Soziale Bedürfnisse – z.B. zu anderen dazu zu gehören – können insb. durch den Einsatz von Web 2.0 Techno­logien adressiert werden. So kann man sich in internen sozialen Netzwerken mit anderen Experten aus­tauschen und sich in Communitites gegenseitig unterstützen. Darüber hinaus treibt uns das Bedürfnis nach Kompetenz an, wie z.B. nach der Möglichkeit, unsere Fähigkeiten und Kenntnisse einzusetzen oder auch nach dem Gefühl, dass unsere Arbeit geschätzt wird. Auch das Gefühl einen wertvollen Beitrag zu leisten, beflügelt die Motivation, sich zukünftig zu engagieren. Dem Bedürfnis nach Autonomie kann durch das Gewähren von Freiräumen begegnet werden, indem für die eigene Arbeitsweise möglichst wenig Vorgaben von außen gemacht werden. Je mehr diese drei Bedürfnisse durch die eigene Arbeit befriedigt werden, umso stärker sind Mitarbeitende intrinsisch motiviert.

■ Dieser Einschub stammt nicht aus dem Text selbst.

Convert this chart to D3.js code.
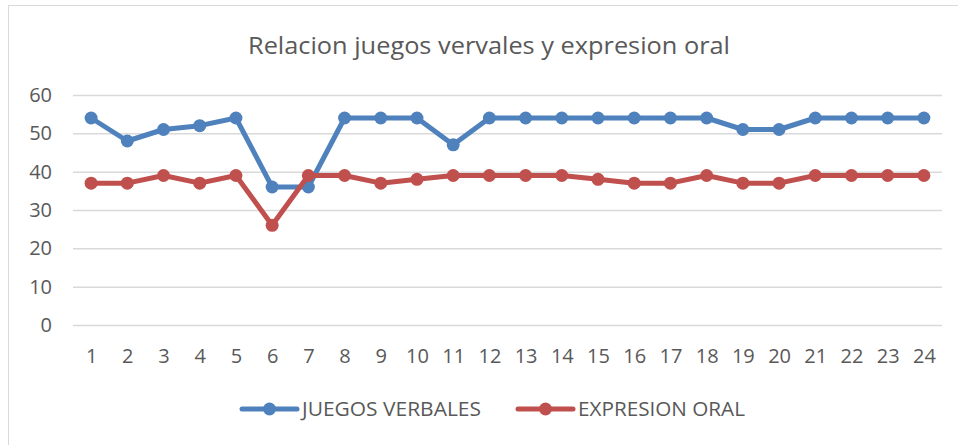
<!DOCTYPE html>
<html>
<head>
<meta charset="utf-8">
<script src="https://cdn.jsdelivr.net/npm/d3@7"></script>
<style>
  body { margin: 0; background: #fff; }
  text { font-family: "Open Sans", "Liberation Sans", sans-serif; fill: #595959; }
</style>
</head>
<body>
<div id="chart"></div>
<script>
// chart data
var categories = ["1","2","3","4","5","6","7","8","9","10","11","12",
                  "13","14","15","16","17","18","19","20","21","22","23","24"];
var juegosVerbales = [54, 48, 51, 52, 54, 36, 36, 54, 54, 54, 47, 54,
                      54, 54, 54, 54, 54, 54, 51, 51, 54, 54, 54, 54];
var expresionOral = [37, 37, 39, 37, 39, 26, 39, 39, 37, 38, 39, 39,
                     39, 39, 38, 37, 37, 39, 37, 37, 39, 39, 39, 39];
var yTicks = [0, 10, 20, 30, 40, 50, 60];
var seriesNames = ["JUEGOS VERBALES", "EXPRESION ORAL"];
var seriesColors = ["#4f81bd", "#c0504d"];

var W = 958, H = 445;
var svg = d3.select("#chart").append("svg")
    .attr("width", W).attr("height", H);

// outer chart frame
svg.append("rect")
    .attr("x", 8.5).attr("y", 5.5)
    .attr("width", 980).attr("height", 480)
    .attr("fill", "none").attr("stroke", "#d9d9d9");

// title
svg.append("text")
    .attr("x", 489).attr("y", 54)
    .attr("text-anchor", "middle")
    .attr("font-size", "24px")
    .attr("textLength", 482).attr("lengthAdjust", "spacingAndGlyphs")
    .text("Relacion juegos vervales y expresion oral");

var plotL = 73, plotR = 942, plotT = 95, plotB = 325;

var x = d3.scalePoint()
    .domain(categories)
    .range([plotL, plotR])
    .padding(0.5);

var y = d3.scaleLinear()
    .domain([0, 60])
    .range([plotB, plotT]);

// y axis with gridlines
var yAxis = svg.append("g")
    .attr("transform", "translate(" + plotL + ",0)")
    .call(d3.axisLeft(y).tickValues(yTicks).tickSize(-(plotR - plotL)).tickPadding(21));
yAxis.select(".domain").remove();
yAxis.selectAll(".tick line").attr("stroke", "#d9d9d9").attr("stroke-width", 1.5);
yAxis.selectAll(".tick text")
    .attr("font-size", "20px")
    .attr("font-family", "'Open Sans', sans-serif")
    .attr("fill", "#595959");

// x axis
var xAxis = svg.append("g")
    .attr("transform", "translate(0," + plotB + ")")
    .call(d3.axisBottom(x).tickSize(0));
xAxis.select(".domain").remove();
xAxis.selectAll(".tick text")
    .attr("y", 38).attr("dy", 0)
    .attr("font-size", "20px")
    .attr("font-family", "'Open Sans', sans-serif")
    .attr("fill", "#595959");

var line = d3.line()
    .x(function(d, i) { return x(categories[i]); })
    .y(function(d) { return y(d); });

[juegosVerbales, expresionOral].forEach(function(data, k) {
  svg.append("path")
      .datum(data)
      .attr("d", line)
      .attr("fill", "none")
      .attr("stroke", seriesColors[k])
      .attr("stroke-width", 5)
      .attr("stroke-linejoin", "round");

  svg.append("g").selectAll("circle")
      .data(data)
      .enter().append("circle")
      .attr("cx", function(d, i) { return x(categories[i]); })
      .attr("cy", function(d) { return y(d); })
      .attr("r", 6.5)
      .attr("fill", seriesColors[k]);
});

// legend
var legendX = [242, 518];
var legendW = [179, 167];
seriesNames.forEach(function(name, k) {
  var g = svg.append("g").attr("transform", "translate(" + legendX[k] + ",409)");
  g.append("line")
      .attr("x1", 0).attr("x2", 55)
      .attr("stroke", seriesColors[k])
      .attr("stroke-width", 5)
      .attr("stroke-linecap", "round");
  g.append("circle")
      .attr("cx", 27.5).attr("r", 6.5)
      .attr("fill", seriesColors[k]);
  g.append("text")
      .attr("x", 60).attr("y", 7)
      .attr("font-size", "20px")
      .attr("textLength", legendW[k]).attr("lengthAdjust", "spacingAndGlyphs")
      .text(name);
});
</script>
</body>
</html>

Fazit: Es ist nicht leicht zu erkennen, wer wofür auf welche Weise motiviert ist. Trotzdem sollten sich Führungs­kräfte und Mitarbeitende bemühen, gerade das herauszufinden. Sonst kann es passieren, dass man das (eigene) natürliche Interesse von Mitarbeitenden vermindert. Extrinsische Anreize eignen sich nur bedingt, um die Beteiligung am Wissensaustausch zu fördern. Stattdessen ist es ratsam Rahmenbedingungen zu schaf­fen, die die intrinsische Motivation ansprechen.


Literaturnachweis: Deci, E. & Ryan, R. (1993). Die Selbstbestimmungstheorie der Motivation und ihre Bedeutung für die Pädagogik. Zeitschrift für Pädagogik, 39, 223-238.
Deci, E. L., Koestner, R., & Ryan, R. M. (1999). A meta-analytic review of experiments examining the effects of extrinsic rewards on intrinsic motivation. Psychological Bulletin, 125(6), 627-668.